I’m cheered by a positive trend sweeping through our search work. First, there is quite a bit more hiring going on – I always like that. But more importantly, there is more thinking going on. And I really like that. Across the spectrum, we see more thought going into job definition.
During the past 18 months of cost cutting, a survivalist mentality crept into some workplaces. Some employees were gripped with a “scarcity mindset” – characterized by fear and risk aversion. This outlook is counter to what is really needed at this point in the economy: restarting growth. Companies must refocus on growing existing customer relationships and creating new ones, revitalizing products and services, and reaching out to new markets. But to do so, they have to have the right people with the right attitudes and skills, to support these growth initiatives.
In an article in Chief Learning Officer Magazine, authors Andrew Sobel and Guido Quelle suggest that you look for 5 key qualities in the people who will lead your growth initiatives:
1. An aspirational mindset: This is a belief in possibilities rather than in limitations, in the concept that growth is ideas-constrained, not resource-constrained, and that a rising tide lifts all boats. To encourage the aspirational mindset, company leaders must share an upbeat vision that powerfully engages employees. To encourage long-term, out-of-the-box thinking, they must then reinforce this behavior through the performance management system.
2. A customer bias: All companies say they are customer-centric, but most actually are not. A key driver of customer bias is the culture. What is more important: internal meetings or dealing with customers? Do your leadership team members spend large amounts of time with customers, or is their time spent focusing on internal politics? Also, does everyone in your organization receive regular, unfiltered feedback on customer satisfaction, retention, and attitudes toward your company? Without this, say Sobel and Quelle, you risk living in an insulated bubble that fosters an internal orientation.
3. The willingness to take risks: Andy Grove, former CEO of Intel, used to have a sign on his desk that read, “If you haven’t made at least one mistake today, you’re not trying hard enough.” His point was that to grow, you had to try new ideas and new approaches — only a few of which would actually pan out. In some organizations, the cultural and economic sanctions for making mistakes create a paralysis that prevents any new or creative thinking. Leadership must make it acceptable by modeling this behavior and by supporting measured risk taking through the performance and reward system.

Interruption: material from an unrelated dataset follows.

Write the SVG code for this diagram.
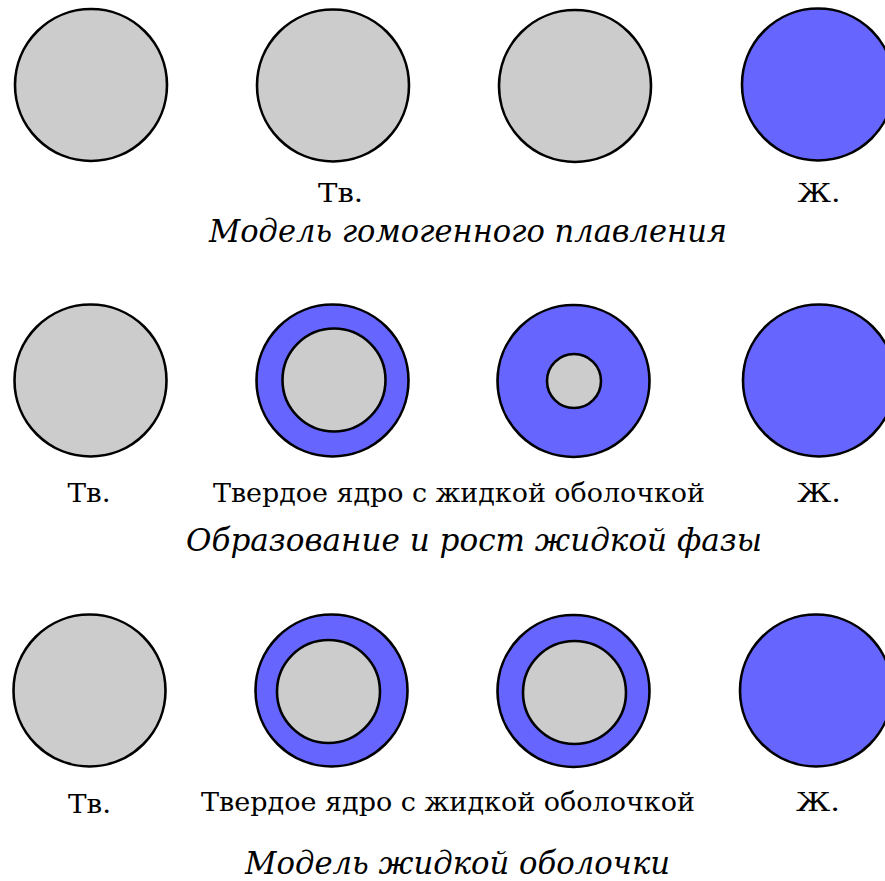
<svg xmlns="http://www.w3.org/2000/svg" width="885" height="881" viewBox="0 0 885 881">
<style>
.c{stroke:#000;stroke-width:2.6}
.s{fill:#cccccc}
.l{fill:#6666ff}
.t{font-family:'DejaVu Serif','Liberation Serif',serif;font-size:26px;fill:#000;text-anchor:middle}
.i{font-family:'DejaVu Serif','Liberation Serif',serif;font-size:31px;font-style:italic;fill:#000;text-anchor:middle}
</style>
<rect width="885" height="881" fill="#fff"/>
<g id="row1">
<g id="r1c1"><circle class="c s" cx="91" cy="85" r="76"/></g>
<g id="r1c2"><circle class="c s" cx="333" cy="85.5" r="76"/></g>
<g id="r1c3"><circle class="c s" cx="575" cy="86" r="76"/></g>
<g id="r1c4"><circle class="c l" cx="818" cy="84.5" r="76"/></g>
<text class="t" x="340.5" y="202" textLength="45" lengthAdjust="spacingAndGlyphs">Тв.</text>
<text class="t" x="819" y="202" textLength="43" lengthAdjust="spacingAndGlyphs">Ж.</text>
<text class="i" x="468" y="242" textLength="518" lengthAdjust="spacingAndGlyphs">Модель гомогенного плавления</text>
</g>
<g id="row2">
<g id="r2c1"><circle class="c s" cx="90.5" cy="380.5" r="76"/></g>
<g id="r2c2"><circle class="c l" cx="332.5" cy="380.5" r="76"/><circle class="c s" cx="334" cy="380" r="51.5"/></g>
<g id="r2c3"><circle class="c l" cx="573.5" cy="381" r="76"/><circle class="c s" cx="574" cy="381" r="27"/></g>
<g id="r2c4"><circle class="c l" cx="819" cy="380.5" r="76"/></g>
<text class="t" x="89" y="502" textLength="43" lengthAdjust="spacingAndGlyphs">Тв.</text>
<text class="t" x="459" y="502" textLength="492" lengthAdjust="spacingAndGlyphs">Твердое ядро с жидкой оболочкой</text>
<text class="t" x="819" y="502" textLength="44" lengthAdjust="spacingAndGlyphs">Ж.</text>
<text class="i" x="474" y="551" textLength="576" lengthAdjust="spacingAndGlyphs">Образование и рост жидкой фазы</text>
</g>
<g id="row3">
<g id="r3c1"><circle class="c s" cx="89.5" cy="690.5" r="76"/></g>
<g id="r3c2"><circle class="c l" cx="331.5" cy="690.5" r="76"/><circle class="c s" cx="328.5" cy="691.5" r="51.5"/></g>
<g id="r3c3"><circle class="c l" cx="573.5" cy="691" r="76"/><circle class="c s" cx="574.5" cy="692.5" r="51.5"/></g>
<g id="r3c4"><circle class="c l" cx="816" cy="690.5" r="76"/></g>
<text class="t" x="89.5" y="813" textLength="43" lengthAdjust="spacingAndGlyphs">Тв.</text>
<text class="t" x="448" y="811" textLength="494" lengthAdjust="spacingAndGlyphs">Твердое ядро с жидкой оболочкой</text>
<text class="t" x="818" y="811" textLength="44" lengthAdjust="spacingAndGlyphs">Ж.</text>
<text class="i" x="457.5" y="874" textLength="425" lengthAdjust="spacingAndGlyphs">Модель жидкой оболочки</text>
</g>
</svg>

4. A collaborative spirit: Employers need to remove the barriers that keep employees from collaborating around the things that drive revenue growth, such as key customer relationships and new product initiatives.
5. An intense curiosity: Albert Einstein once told a friend, “I have no special talents; I am merely very curious.” As adults, note Sobel and Quelle, we tend to lose our sense of curiosity and wonder, yet this is what drives much innovation. For example, in 1948, Swiss amateur mountaineer George de Mestral was going for a hike in the Alps. After his walk, he noticed his socks — and his dog — were covered in burs. Curious about how they stuck to his clothing, he examined them under a microscope and observed the tiny hooks that allowed the burs to hang onto the fabric. In 1955, he patented Velcro, now a billion-dollar industry. Stimulate curiosity by eliminating complacency and constantly encouraging your people to do things better and differently.